The first thing you should be doing is familiarizing yourself with aspect ratios.
You might be under the impression that a "widescreen" picture has only one type of aspect ratio, namely 16x9, when there are actually more than ten different widescreen aspect ratios, the most common of which are: 1.78, 1.85 and 2.35.
Since your TV is 16x9 or 1.78:1 (16 divided by 9), any video source with a picture wider than 1.78 should give you a letterboxed image. The wider the aspect ratio, the taller the black bars.
However, 1.85:1 aspect ratios will require further explanation:
Almost all widescreen TVs overscan a 1.85 image to completely fill a 16x9 screen. Thus, as a result of the overscanning feature, you should have letterboxing only on pictures wider than 1.85. But the exception is for HDMI inputs, where overscan is usually (but not always) eliminated by manufacturers. Without overscanning, you will still see very slim black bars (sometimes only one very slim black bar) for 1.85 content on most widescreen TVs via HDMI connection.
There are many, many movies with a 2.35:1 aspect ratio, so it would be easy to find examples.
For aspect ratios wider than 2.35:1, the most common is
2.40:1 (actually 2.39:1, but commonly rounded off to 2.40:1). Examples -- Minority Report, The Island, Terminator 3.

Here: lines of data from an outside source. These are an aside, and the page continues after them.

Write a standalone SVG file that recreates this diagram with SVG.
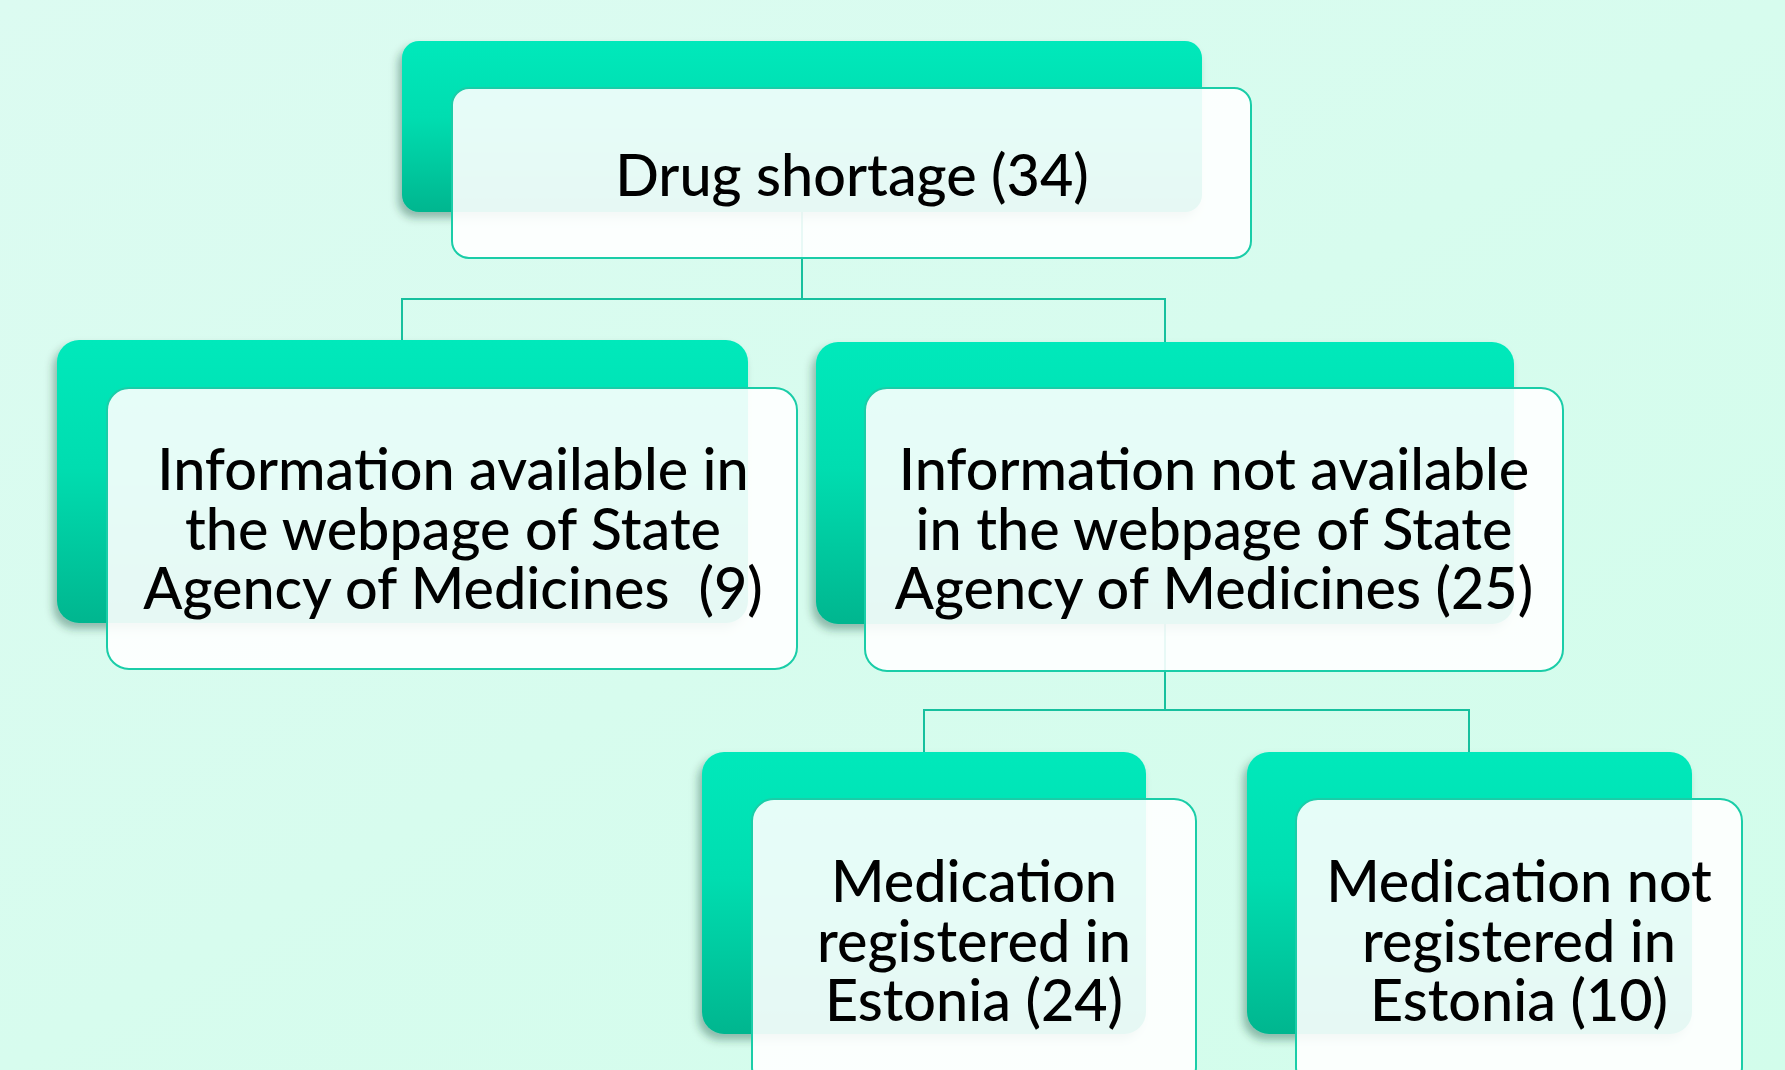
<svg xmlns="http://www.w3.org/2000/svg" width="1785" height="1070" viewBox="0 0 1785 1070">
<defs>
<linearGradient id="bg" x1="0" y1="0" x2="1" y2="1">
<stop offset="0" stop-color="#DCFBF1"/>
<stop offset="1" stop-color="#D2FDEB"/>
</linearGradient>
<linearGradient id="gr" x1="0" y1="0" x2="0" y2="1">
<stop offset="0" stop-color="#02E9BB"/>
<stop offset="0.45" stop-color="#00DDB0"/>
<stop offset="1" stop-color="#00B68F"/>
</linearGradient>
<filter id="sh" x="-10%" y="-10%" width="120%" height="130%">
<feDropShadow dx="-4" dy="6" stdDeviation="4" flood-color="#003d2e" flood-opacity="0.35"/>
</filter>
<style>
.back{fill:url(#gr);filter:url(#sh);}
.front{fill:#FFFFFF;fill-opacity:0.9;stroke:#1ACDA8;stroke-width:2;}
.conn{fill:none;stroke:#17C09E;stroke-width:2;}
.t{font-family:Lato,"Noto Sans","Liberation Sans",sans-serif;font-size:57.5px;font-weight:500;fill:#000;text-anchor:middle;white-space:pre;}
</style>
</defs>
<rect x="0" y="0" width="1785" height="1070" fill="url(#bg)"/>
<g id="connectors">
<path class="conn" d="M802 212 V299 M402 340 V299 H1165 V342"/>
<path class="conn" d="M1165 624 V710 M924 752 V710 H1469 V752"/>
</g>
<g id="node-drug-shortage">
<rect class="back" x="402" y="41" width="800" height="171" rx="17"/>
<rect class="front" x="452" y="88" width="799" height="170" rx="17"/>
<text class="t" x="852" y="196">Drug shortage (34)</text>
</g>
<g id="node-info-available">
<rect class="back" x="57" y="340" width="691" height="283" rx="22"/>
<rect class="front" x="107" y="388" width="690" height="281" rx="22"/>
<text class="t" xml:space="preserve"><tspan x="453" y="490">Information available in</tspan><tspan x="453" y="550">the webpage of State</tspan><tspan x="453" y="609">Agency of Medicines  (9)</tspan></text>
</g>
<g id="node-info-not-available">
<rect class="back" x="816" y="342" width="698" height="282" rx="22"/>
<rect class="front" x="865" y="388" width="698" height="283" rx="22"/>
<text class="t"><tspan x="1214" y="490">Information not available</tspan><tspan x="1214" y="550">in the webpage of State</tspan><tspan x="1214" y="609">Agency of Medicines (25)</tspan></text>
</g>
<g id="node-registered">
<rect class="back" x="702" y="752" width="444" height="282" rx="22"/>
<rect class="front" x="752" y="799" width="444" height="290" rx="22"/>
<text class="t"><tspan x="974" y="902">Medication</tspan><tspan x="974" y="962">registered in</tspan><tspan x="974" y="1021">Estonia (24)</tspan></text>
</g>
<g id="node-not-registered">
<rect class="back" x="1247" y="752" width="445" height="282" rx="22"/>
<rect class="front" x="1296" y="799" width="446" height="290" rx="22"/>
<text class="t"><tspan x="1519" y="902">Medication not</tspan><tspan x="1519" y="962">registered in</tspan><tspan x="1519" y="1021">Estonia (10)</tspan></text>
</g>
</svg>
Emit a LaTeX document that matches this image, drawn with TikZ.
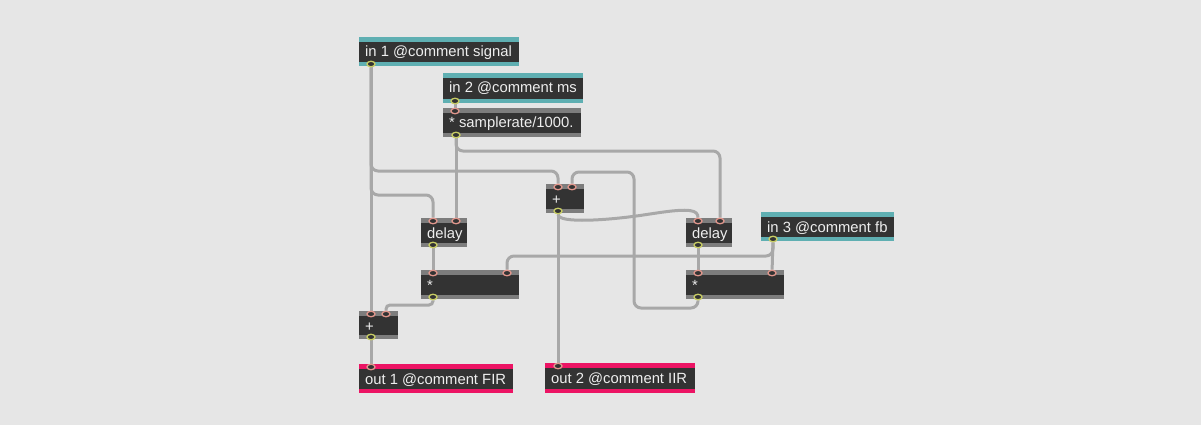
\documentclass[tikz,border=0pt]{standalone}
\usepackage{fontspec}
\setmainfont{Liberation Sans}
\usetikzlibrary{calc,shapes.geometric}
\pgfdeclarelayer{bg}\pgfdeclarelayer{cords}
\pgfsetlayers{bg,cords,main}
\definecolor{bgc}{RGB}{230,230,230}
\definecolor{objdark}{RGB}{51,51,51}
\definecolor{objband}{RGB}{125,125,125}
\definecolor{inteal}{RGB}{95,175,178}
\definecolor{outpink}{RGB}{236,20,100}
\definecolor{cordc}{RGB}{168,168,168}
\definecolor{inletc}{RGB}{224,150,140}
\definecolor{outletc}{RGB}{200,205,100}
\definecolor{txtc}{RGB}{238,238,238}
\tikzset{
  objtext/.style={anchor=base west, inner sep=0pt, text=txtc, font=\fontsize{14.8}{16}\selectfont},
  cord/.style={draw=cordc, line width=3pt, rounded corners=7pt},
  portbase/.style={ellipse, minimum width=8pt, minimum height=5.5pt, inner sep=0pt, fill=objdark, line width=1.3pt},
  inletp/.style={portbase, draw=inletc},
  outletp/.style={portbase, draw=outletc}
}
% name, x1, y1, x2, y2, band colour, text
\newcommand\maxobj[7]{%
  \fill[#6] (#2,#3) rectangle (#4,#5);
  \fill[objdark] (#2,#3+5) rectangle (#4,#5-4);
  \node[objtext] (#1) at (#2+6,#3+20) {#7};
}
\newcommand\inport[3]{\node[inletp] (#1) at (#2,#3) {};}
\newcommand\outport[3]{\node[outletp] (#1) at (#2,#3) {};}
\begin{document}
\begin{tikzpicture}[x=1pt,y=-1pt]
\begin{pgfonlayer}{bg}
  \fill[bgc] (0,0) rectangle (1201,425);
\end{pgfonlayer}
\useasboundingbox (0,0) rectangle (1201,425);

% objects
\maxobj{in1}{359}{37}{519}{66}{inteal}{in 1 @comment signal}
\maxobj{in2}{443}{73}{583}{103}{inteal}{in 2 @comment ms}
\maxobj{smp}{443}{108}{581}{137}{objband}{* samplerate/1000.}
\maxobj{plusA}{546}{184}{584}{213}{objband}{+}
\maxobj{dlA}{421}{218}{467}{247}{objband}{delay}
\maxobj{dlB}{686}{218}{732}{247}{objband}{delay}
\maxobj{in3}{761}{212}{894}{241}{inteal}{in 3 @comment fb}
\maxobj{mulA}{421}{270}{519}{299}{objband}{*}
\maxobj{mulB}{686}{270}{784}{299}{objband}{*}
\maxobj{plusB}{359}{311}{398}{339}{objband}{+}
\maxobj{out1}{359}{364}{513}{393}{outpink}{out 1 @comment FIR}
\maxobj{out2}{545}{363}{695}{393}{outpink}{out 2 @comment IIR}

% ports
\outport{in1o}{371}{64}
\outport{in2o}{455}{101}
\inport{smpi}{455}{111}
\outport{smpo}{456}{135}
\inport{plusAi1}{558}{187}
\inport{plusAi2}{572}{187}
\outport{plusAo}{558}{211}
\inport{dlAi1}{433}{221}
\inport{dlAi2}{456}{221}
\outport{dlAo}{433}{245}
\inport{dlBi1}{698}{221}
\inport{dlBi2}{720}{221}
\outport{dlBo}{698}{245}
\outport{in3o}{773}{239}
\inport{mulAi1}{433}{273}
\inport{mulAi2}{507}{273}
\outport{mulAo}{433}{297}
\inport{mulBi1}{698}{273}
\inport{mulBi2}{772}{273}
\outport{mulBo}{698}{297}
\inport{plusBi1}{371}{314}
\inport{plusBi2}{386}{314}
\outport{plusBo}{371}{337}
\inport{out1i}{371}{367}
\inport{out2i}{558}{366}

\begin{pgfonlayer}{cords}
  \draw[cord] (in1o) -- (plusBi1);
  \draw[cord] (in1o) -- ++(0,107) -| (plusAi1);
  \draw[cord] (in1o) -- ++(0,131) -| (dlAi1);
  \draw[cord] (in2o) -- (smpi);
  \draw[cord] (smpo) -- (dlAi2);
  \draw[cord] (smpo) -- ++(0,16) -| (dlBi2);
  \draw[cord] (plusAo) .. controls (558,224) and (610,220) .. (650,214)
              .. controls (690,208) and (698,210) .. (dlBi1);
  \draw[cord] (mulBo) -- ++(0,11) -- (634,308) -- (634,172) -| (plusAi2);
  \draw[cord] (dlAo) -- (mulAi1);
  \draw[cord] (in3o) -- ++(0,17) -| (mulAi2);
  \draw[cord] (in3o) -- (mulBi2);
  \draw[cord] (dlBo) -- (mulBi1);
  \draw[cord, rounded corners=4pt] (mulAo) -- ++(0,8) -| (plusBi2);
  \draw[cord] (plusBo) -- (out1i);
  \draw[cord] (plusAo) -- (out2i);
\end{pgfonlayer}
\end{tikzpicture}
\end{document}
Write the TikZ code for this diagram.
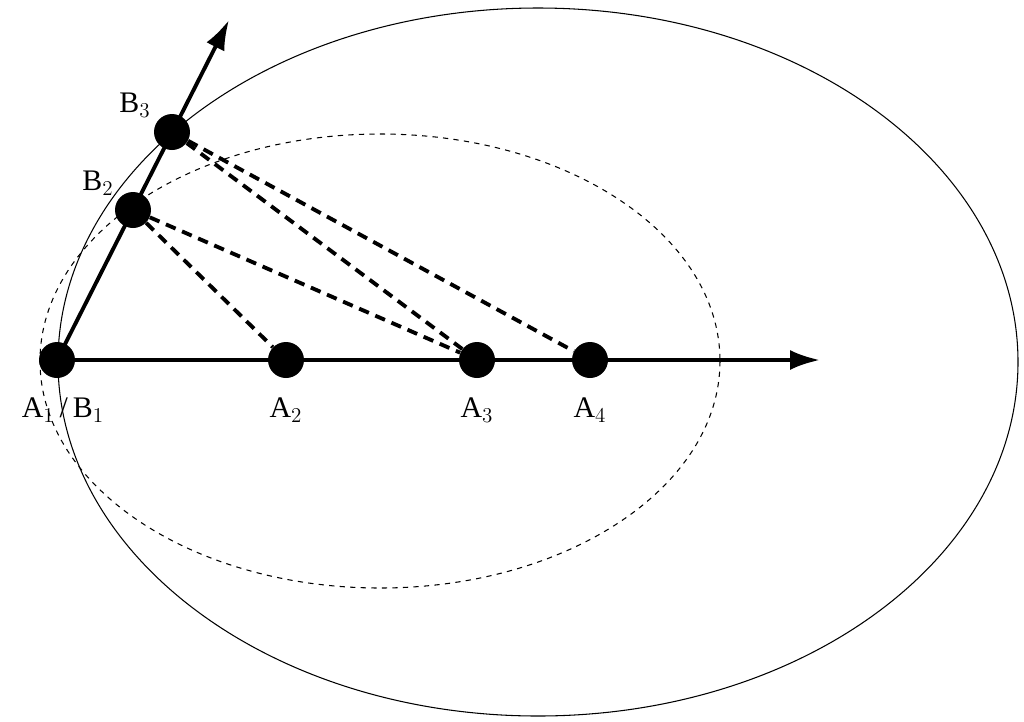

The widest aspect ratio I've ever seen on video is
2.76:1 on Ben Hur (Charlton Heston, 1959), shot on MGM Camera 65 (a.k.a Ultra Panavision 70), using 65mm film with 1.25x anamorphic.
2.76:1 image from Ben Hur
The widest aspect ratio I've ever heard of is
4:1, shot on Polyvision using three 35 mm films projected side-by-side. It was only used once -- on the ending of Napoléon (French silent movie, 1927).